Wajah Indro dewasa serius mengisahkan momen itu. Dahinya mengernyit. Ia sungguh-sungguh serius dalam mengisahkan ceritanya, seolah hanya raganya yang ada di ruangan itu, tapi pikirannya tenggelam dalam kenangan.
Perubahan tipis di air mukanya menunjukkan seolah-olah sampai sekarang pun Indro masih tak menyangka ayahnya berpesan begitu. Apalagi, pesan ayahnya itu ditulis jauh sebelum Orde Baru berkuasa mulai 1966.
Namun, Indro tidak membantah permintaan dari sang ayah. Selayaknya prajurit mengikuti arahan komandan, Indro manut ikuti pesan ayahnya. Ia kubur mimpinya untuk mengenakan seragam dan memilih kuliah di Universitas Pancasila.
Tak ayal jalan hidupnya jauh berbeda dari jejak keluarga besar yang dominan berlatar belakang militer. Namun, ia tak gentar demi mengikuti pesan sang ayah. Ibunya juga merestui, bahkan berharap Indro punya titel yang berbeda.
"Ibu saya bilang, 'Kamu mbok punya titel lah, jangan polisi juga. Titelnya jangan jenderal lah, jangan kolonel. Insinyur kek, dokterandus kek,'" tutur Indro mengenang pesan sang Ibu.
Restu ibu pun berlanjut ketika dia memutuskan menjadi komedian. Ibu tercintanya sama sekali tidak keberatan dengan pilihan profesi Indro, selama tidak menyusahkan atau merugikan orang lain.
Setelah itu, sejarah lah yang berbicara.
Suatu hari di penghujung dekade '70-an. Pikiran Kasino berkelana. Grup Warung Kopi Prambors yang sudah ia jalankan bersama Dono, Indro, Nanu Moeljono serta Rudy Badil dapat tawaran menggiurkan: sebuah proyek film layar lebar.
Untuk sebuah grup komedi yang memulai karier dari radio dan panggung kampus, jelas ini langkah besar. Dono yang memiliki otak cemerlang diminta Kasino melakukan riset. Indro, Nanu, dan Rudy ikut berembug.
Grup Warkop pun sepakat terjun ke depan kamera, meski Rudy tak ikut serta. Mereka lalu bekerja sama dengan sutradara Nawi Ismail menggarap langkah pertama grup tersebut di industri film lewat Mana Tahaaan… yang rilis pada 1979.
Film komedi yang mereka tulis sendiri itu sukses di pasaran.

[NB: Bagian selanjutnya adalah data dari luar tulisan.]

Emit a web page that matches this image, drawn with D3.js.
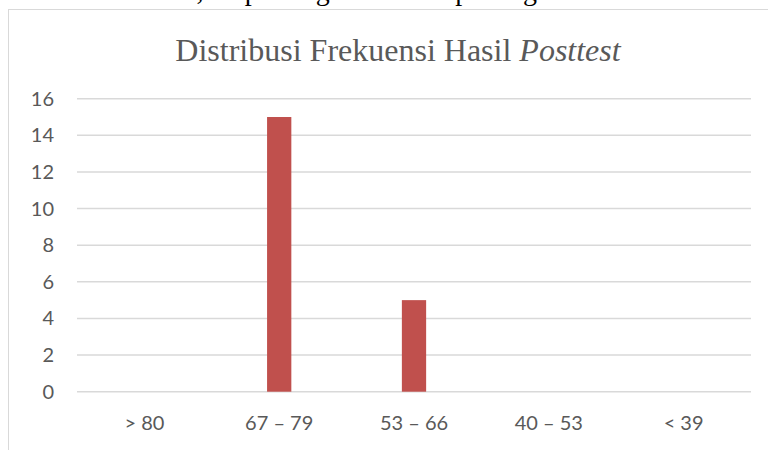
<!DOCTYPE html>
<html>
<head>
<meta charset="utf-8">
<script src="https://d3js.org/d3.v7.min.js"></script>
<style>
  body { margin: 0; background: #fff; }
  svg { display: block; }
</style>
</head>
<body>
<script>
  // frekuensi nilai posttest per kelas interval
  const categories = ['> 80', '67 – 79', '53 – 66', '40 – 53', '< 39'];
  const values = [0, 15, 5, 0, 0];
  const yTicks = [0, 2, 4, 6, 8, 10, 12, 14, 16];

  const width = 768;
  const height = 450;

  const svg = d3.select('body')
    .append('svg')
    .attr('width', width)
    .attr('height', height);

  // sisa baris teks dokumen di atas grafik (terpotong, hanya ekor huruf yang tampak)
  svg.append('text')
    .attr('x', 28)
    .attr('y', 0)
    .attr('font-family', 'Liberation Serif')
    .attr('font-size', '28px')
    .attr('word-spacing', '8px')
    .attr('fill', '#000')
    .text('nilai akhir tes, dapat digambarkan pada grafik berikut');

  // bingkai chart
  svg.append('rect')
    .attr('x', 8.5)
    .attr('y', 9.5)
    .attr('width', 800)
    .attr('height', 500)
    .attr('fill', 'none')
    .attr('stroke', '#d9d9d9')
    .attr('stroke-width', 1);

  const x = d3.scaleBand()
    .domain(categories)
    .range([77, 751])
    .paddingInner(0.82)
    .paddingOuter(0.41);

  const y = d3.scaleLinear()
    .domain([0, 16])
    .range([391.7, 98.7]);

  // garis grid
  svg.append('g')
    .selectAll('line')
    .data(yTicks)
    .enter()
    .append('line')
    .attr('x1', 77)
    .attr('x2', 751)
    .attr('y1', d => y(d))
    .attr('y2', d => y(d))
    .attr('stroke', '#d9d9d9')
    .attr('stroke-width', 1.5);

  // label sumbu y
  svg.append('g')
    .selectAll('text')
    .data(yTicks)
    .enter()
    .append('text')
    .attr('x', 54)
    .attr('y', d => y(d))
    .attr('dy', '0.35em')
    .attr('text-anchor', 'end')
    .attr('font-family', 'Lato, "Open Sans", sans-serif')
    .attr('font-size', '20px')
    .attr('fill', '#595959')
    .text(d => d);

  // batang
  svg.append('g')
    .selectAll('rect')
    .data(values)
    .enter()
    .append('rect')
    .attr('x', (d, i) => x(categories[i]))
    .attr('width', x.bandwidth())
    .attr('y', d => y(d))
    .attr('height', d => y(0) - y(d))
    .attr('fill', '#c0504d');

  // label sumbu x
  svg.append('g')
    .selectAll('text')
    .data(categories)
    .enter()
    .append('text')
    .attr('x', d => x(d) + x.bandwidth() / 2)
    .attr('y', 430)
    .attr('text-anchor', 'middle')
    .attr('font-family', 'Lato, "Open Sans", sans-serif')
    .attr('font-size', '20px')
    .attr('fill', '#595959')
    .text(d => d);

  // judul
  const title = svg.append('text')
    .attr('x', 398)
    .attr('y', 61)
    .attr('text-anchor', 'middle')
    .attr('font-family', 'Liberation Serif')
    .attr('font-size', '32px')
    .attr('fill', '#595959');
  title.append('tspan').text('Distribusi Frekuensi Hasil ');
  title.append('tspan').attr('font-style', 'italic').text('Posttest');
</script>
</body>
</html>
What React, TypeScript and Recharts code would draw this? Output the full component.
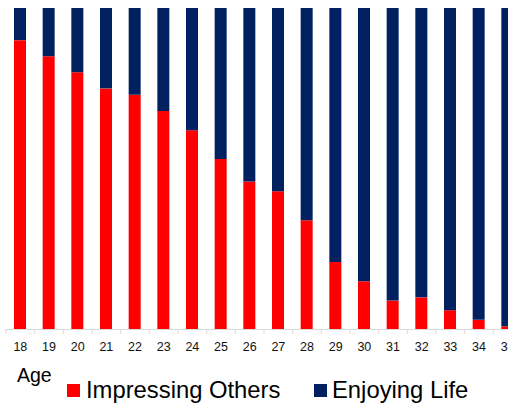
import React from "react";
import { BarChart, Bar, XAxis, YAxis } from "recharts";

const ages = ["18","19","20","21","22","23","24","25","26","27","28","29","30","31","32","33","34","35"];
const impressingOthers = [90, 85, 80, 75, 73, 68, 62, 53, 46, 43, 34, 21, 15, 9, 10, 6, 3, 1];
const enjoyingLife = [10, 15, 20, 25, 27, 32, 38, 47, 54, 57, 66, 79, 85, 91, 90, 94, 97, 99];

const seriesNames = ["Impressing Others", "Enjoying Life"];
const seriesKeys = ["impressing", "enjoying"];
const seriesColors = ["#ff0000", "#002060"];
const axisTitle = "Age";

const data = ages.map((age, i) => ({
  age,
  impressing: impressingOthers[i],
  enjoying: enjoyingLife[i],
}));

const W = 532;
const H = 405;
const M = { top: 8, right: 10, bottom: 0, left: 6 };
const BAND = (W - M.left - M.right) / ages.length;
const FONT = "'Liberation Sans', Arial, sans-serif";

const Tick = (props: any) => {
  const { x, y, payload } = props;
  const lx = x - BAND / 2;
  return (
    <g>
      <line x1={lx} x2={lx} y1={y} y2={y + 4} stroke="#d9d9d9" strokeWidth={1} />
      <text x={x} y={y + 21} textAnchor="middle" fontSize={12.5} fill="#111" fontFamily={FONT}>
        {payload.value}
      </text>
    </g>
  );
};

const legendPos = [
  { sq: 67, tx: 86 },
  { sq: 314, tx: 332 },
];

export default function App() {
  return (
    <div style={{ position: "absolute", left: 0, top: 0, width: 508, height: 405, overflow: "hidden", background: "#fff" }}>
      <BarChart width={W} height={H} data={data} margin={M} barSize={12}>
        <XAxis
          dataKey="age"
          height={75.5}
          interval={0}
          tickSize={0}
          tickMargin={0}
          tick={<Tick />}
          axisLine={{ stroke: "#d9d9d9", strokeWidth: 1 }}
          tickLine={false}
        />
        <YAxis hide domain={[0, 100]} />
        {seriesKeys.map((k, i) => (
          <Bar key={k} dataKey={k} name={seriesNames[i]} stackId="a" fill={seriesColors[i]} isAnimationActive={false} />
        ))}
      </BarChart>
      <svg width={508} height={50} style={{ position: "absolute", left: 0, top: 355, display: "block" }}>
        <text x={17} y={26.7} fontSize={19.5} fill="#000" fontFamily={FONT}>{axisTitle}</text>
        {seriesNames.map((n, i) => (
          <g key={n}>
            <rect x={legendPos[i].sq} y={29} width={13} height={13} fill={seriesColors[i]} />
            <text x={legendPos[i].tx} y={42.7} fontSize={23.8} fill="#000" fontFamily={FONT}>{n}</text>
          </g>
        ))}
      </svg>
    </div>
  );
}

Mana Tahaaan… mencatatkan 400 ribu lebih penonton, sebuah angka yang besar pada saat itu, terutama di masa Orde Baru yang terbilang ketat untuk urusan tayangan publik.
Film itu pula yang mengantarkan nama Warkop ke audiens yang lebih luas dari sekadar siaran radio dan panggung. Warkop DKI meledak bak supernova, mendominasi jagat sinema hingga lebih dari satu dekade selanjutnya.
Empat puluh empat tahun setelah film itu rilis, Indro masih ingat betul bagaimana ia dan kawan-kawannya di Warkop menapak ketenaran karena usaha yang terkonsep dengan baik dalam mengocok perut publik.
Indro menyebut ada peran Rudy Badil sebagai sosok di belakang layar, sebelum Rudy mundur dari Warkop. Ia adalah orang yang bantu menciptakan karakter-karakter dalam Warkop, termasuk Nanu yang lekat dengan Poltak si orang Batak.
Selain itu, tentu ada Kasino dan Dono.
"Mas Kasino itu sebetulnya leader. Dia yang memimpin, dia yang membuat strategi, dia yang melakukan dealing tertentu. Dia yang membuat garis yang harus kami ikuti dan sepakati," kata Indro.
"Mas Dono itu lebih pada kreatif. Seperti diketahui, kami kan dari mulai pertama adalah sebuah grup lawak yang sarat visi-misi. Bukan melawan sih sebetulnya, kontrol sosial lah. Kami terkenal seperti itu, nah Mas Dono tuh fungsinya." lanjutnya.
"Saya itu orang lapangan banget. Saya pegang keuangan dalam perjalanannya. Ketika ada proyek-proyek tertentu pasti saya yang urus," kata Indro. "Misalnya apa ya? Kaset! Kaset kami cari bahan, kami beli bahan, beli materi."